The lack of production, Beckham said, "eats me up. It just kills me to be able to come out here and not do what you're supposed to be doing. I just had to talk to myself. I talked to the man above and said, 'Wake me up. It's time to wake up.' And sure enough, we came to life."

Or at least Beckham did. Late in the third quarter, two plays after Prescott threw a dreadful interception, the receiver lined up wide left at the Giants' 39 and ran a quick slant. Manning hit him in stride, and Beckham found a seam and exploded into the clear with Brandon Carr in pursuit. Carr is the cornerback who was burned on Beckham's signature three-fingered catch two years ago, the absurd reception that made the Giant an international star.

Beckham loves competing against Carr, the kind of bigger, stronger cornerback who was supposed to give the receiver problems -- at least according to some pre-draft scouting reports. In the race to the end zone, Beckham felt Carr on top of him, "running as fast as I've ever felt somebody chasing me. I had to hit another gear."

He hit that gear, pushing his hamstrings to the max. Carr couldn't catch him. Nobody can catch Odell Beckham Jr.

"Any time he touches the ball," Giants cornerback Janoris Jenkinssaid, "you never know what might happen."

Victor Cruz said of his teammate's breakaway burst: "It's amazing. To have that speed, to catch the ball and turn it on that quickly, it's rare, not just in this league but in life."

Beckham celebrated his 61-yard touchdown with a Michael Jackson leg kick and moonwalk and then a royal coronation-style wave to the fans. The entertainment was needed in the worst way; the Giants and Cowboys combined to convert a grand total of three third-down chances in 29 attempts.

Yes, this game was awfully tough on the eyes. The Cowboys might have left the building with reason to be concerned about a possible playoff matchup with the Giants, who ruined Dallas' 13-3 season during their Super Bowl run in 2007, but Prescott will be fine. He had a bad game. That's all. It happens to the best of 'em.

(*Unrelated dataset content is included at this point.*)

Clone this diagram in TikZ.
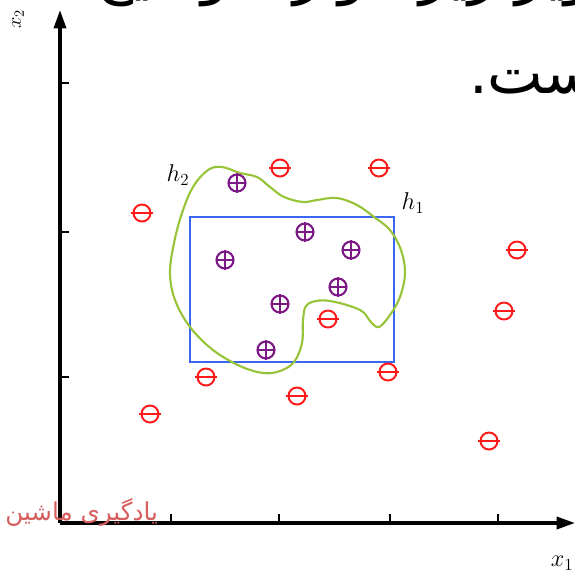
\documentclass[tikz,border=0pt]{standalone}
\usepackage{fontspec}
\usetikzlibrary{arrows.meta}
\TeXXeTstate=1
\newfontfamily\arabicfont[Script=Arabic]{DejaVu Sans}
\definecolor{hblue}{RGB}{59,102,240}
\definecolor{hgreen}{RGB}{150,195,55}
\definecolor{negred}{RGB}{255,25,25}
\definecolor{pospurple}{RGB}{125,25,135}
\definecolor{markred}{RGB}{214,94,94}
\tikzset{
  axis/.style={line width=2.4pt,-{Triangle[length=13pt,width=8.5pt]}},
  tick/.style={line width=1.6pt},
  negmark/.style={negred,line width=1.4pt},
  posmark/.style={pospurple,line width=1.5pt},
  hlabel/.style={font=\LARGE},
  slidetext/.style={anchor=base west,inner sep=0,font=\arabicfont\fontsize{42}{46}\selectfont},
}
\begin{document}
\begin{tikzpicture}[x=0.025cm,y=-0.025cm]
\useasboundingbox (0,0) rectangle (575,575);
\clip (0,0) rectangle (575,575);

% slide text, cut at the top
\node[slidetext] (line1) at (95,-8) {\beginR در تصویر زیر موارد توضیح\endR};
\node[slidetext,anchor=base east] (line2) at (612,93) {\beginR است.\endR};

% axes
\coordinate (o) at (60,523);
\coordinate (xend) at (575,523);
\coordinate (yend) at (60,10);
\draw[axis] (o) -- (xend);
\draw[axis] (o) -- (yend);

\foreach \x in {171,279,390,498}
  \draw[tick] (\x,523) -- (\x,514);
\foreach \y in {83,232,377}
  \draw[tick] (60,\y) -- (69,\y);

\node[rotate=90,font=\Large] (x2) at (18,19) {$x_2$};
\node[font=\LARGE] (x1) at (562,563) {$x_1$};

% hypotheses
\draw[hblue,line width=2pt] (190,217) rectangle (394,362);
\node[hlabel] (h1) at (413,203) {$h_1$};

\draw[hgreen,line width=1.5pt] plot[smooth cycle,tension=0.6] coordinates {
  (208,170) (222,167) (240,173) (257,177) (270,187) (284,197) (303,202)
  (317,200) (337,198) (357,205) (374,217) (390,230) (401,250) (405,273)
  (400,297) (390,315) (379,327) (371,322) (363,312) (350,306) (330,301)
  (316,301) (306,306) (303,320) (302,343) (294,362) (280,371) (263,373)
  (240,366) (213,350) (190,327) (175,300) (170,273) (174,243) (182,213)
  (193,187)};
\node[hlabel] (h2) at (178,175) {$h_2$};

% negative examples
\foreach \x/\y in {280/168,379/168,142/213,517/250,504/311,328/319,
                   206/377,388/372,297/396,150/414,489/441}{
  \draw[negmark] (\x,\y) circle [radius=8.5];
  \draw[negmark] (\x-11,\y) -- (\x+11,\y);
}

% positive examples
\foreach \x/\y in {237/183,305/232,351/250,225/260,338/287,280/304,266/350}{
  \draw[posmark] (\x,\y) circle [radius=8.5];
  \draw[posmark] (\x-9,\y) -- (\x+9,\y);
  \draw[posmark] (\x,\y-10) -- (\x,\y+10);
}

% watermark
\node[anchor=base west,inner sep=0,text=markred,font=\arabicfont\fontsize{17.5}{20}\selectfont] (mark) at (5,520) {\beginR یادگیری ماشین\endR};
\end{tikzpicture}
\end{document}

As a two-time Super Bowl MVP, Manning can attest to that. He deserves the benefit of the doubt, for sure, but he'll be 36 next month, and the game isn't coming easily to him or just about anyone else on the Giants' offense. (Manning had one pass intercepted on a night when he could've had three or four picked off.) As hard as it is for a receiver to carry a unit, Beckham might be in that position right now.

"I want the defense to be sitting there eating candy," Beckham said, "untying their shoes, knowing that the offense has the game in control."

He knows that can't happen unless he elevates his game again and again. Beckham has 34 touchdowns in 40 career games, and he's averaging nearly 100 receiving yards per game in those three seasons. How much higher can he go? How much better can lucky No. 13 get?

At his locker Sunday night, Beckham credited his all-world hamstrings to his mother, an all-American sprinter in college. He said he enjoyed the Cowboys-Giants atmosphere and compared it to an LSU-Alabama game. He said he needed to forget about his thumb injury, forget the drops and start working harder in practice.

Beckham didn't blame the refs for anything this time, and he didn't trash an opposing cornerback. He didn't have to explain away some sideline rant or apologize for committing multiple personal fouls.

This time, his talent did the talking for him against the Cowboys. Odell Beckham Jr. showed the world that he's a high-maintenance act who is worth the aggravation.